When people ask me about my time studying abroad—what it was like, what I learned, how I fit all the puzzle pieces of my experience together—China made me gay.
I was under the impression that I was going to visit a repressed country. And now I can say I know what it’s like to live in a repressed country. A country that teaches its children to be strictly this and strictly that. A country of codes so interwoven, cryptographers go to school for a liberal arts degree and study the humanities. Babies are blue, babies are pink. We don’t cry because we’re men. Our blood is red, white, and blue.
I always wanted to go to China. People ask me why, and I wish I knew so I could tell scholarship committees. I built an image of a country and its history as repressive, cruel, and subordinate to world affairs. No doubt an impression influenced by what I hear on the news every day. In some ways, China is all of these things—I struggled to bypass the Great Firewall, the government can make things (and sometimes people) go away, as well as manipulate history. Some of this is reminiscent of our own government, though I don’t take for granted the kinds of freedom we have. And yet, China made me gay.
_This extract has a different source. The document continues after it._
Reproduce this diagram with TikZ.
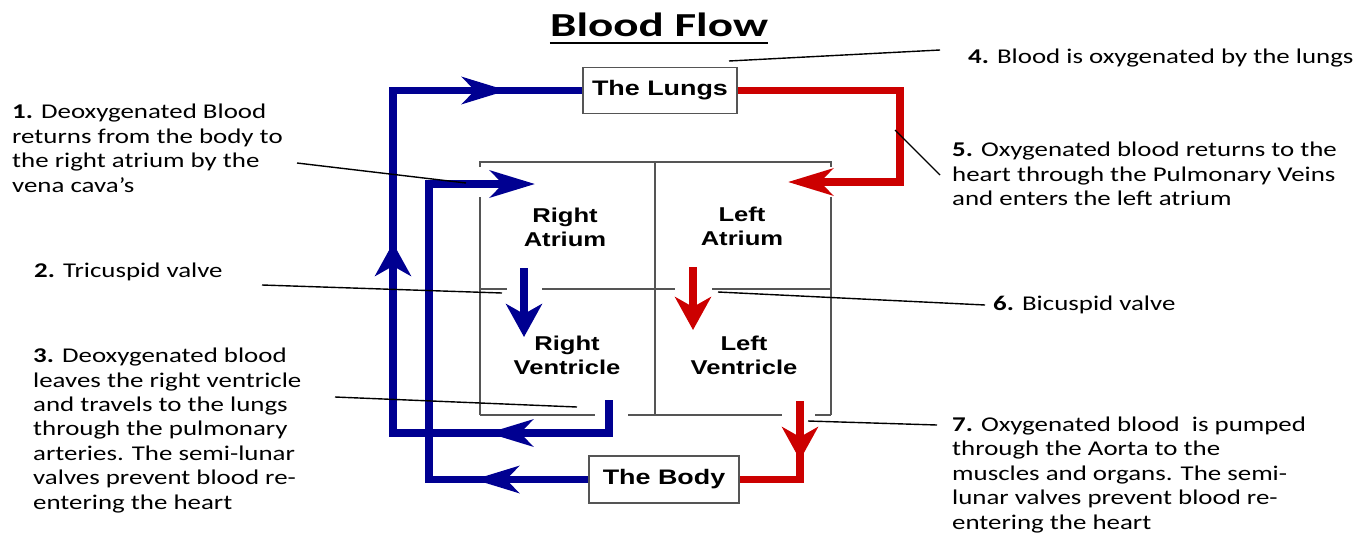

Perhaps it was the brocade, introduced in the Warring States period before Qin, the first emperor to unite China in 221 BCE. I wonder if artists were trying to stitch China together in the chaos. Brocade is an important part of Chinese history, and for any dynasty historians can extract meaning and beauty from the royal brocades. Rich, embroidered silk. I remember walking through a modern art museum in Chengdu and witnessing an ancient brocade exhibit. There was something about an electric yellow robe I can’t get out of my mind. It was embroidered with dragons and flaming birds and swirling clouds.
I wonder if Han Emperor Ai admired his brocaded sleeves while he slept with Dong Xian. Legend has it the two men were deeply in love, and when a general awakened Ai for an urgent meeting, he didn’t want to wake Dong Xian. He removed a sword and cut his own sleeves instead of waking him, giving him the gift of sleep. 断袖 “cut sleeves” is a euphemism for gayness in China. It is one story among many that ancient Chinese scholars recorded in long annals about their emperors, and when the scholars died and the dynasties restarted their cycle, time convinced us there was something different about them.
While I was in China, a fire swept through the Columbia River Gorge. I had been passing through the gorge between Portland and my small town in Eastern Oregon all my life. It was strange to feel helpless knowing that a piece of my childhood was burning away. Even though I knew the forest would grow back, and maybe fires are necessary to maintain a forest’s health and stability, it was difficult to reconcile the destruction of something I thought a part of myself. I can remember sitting in my new dorm room, half a world away, thinking about all the time I spent in between, no memory of where I was going or coming from.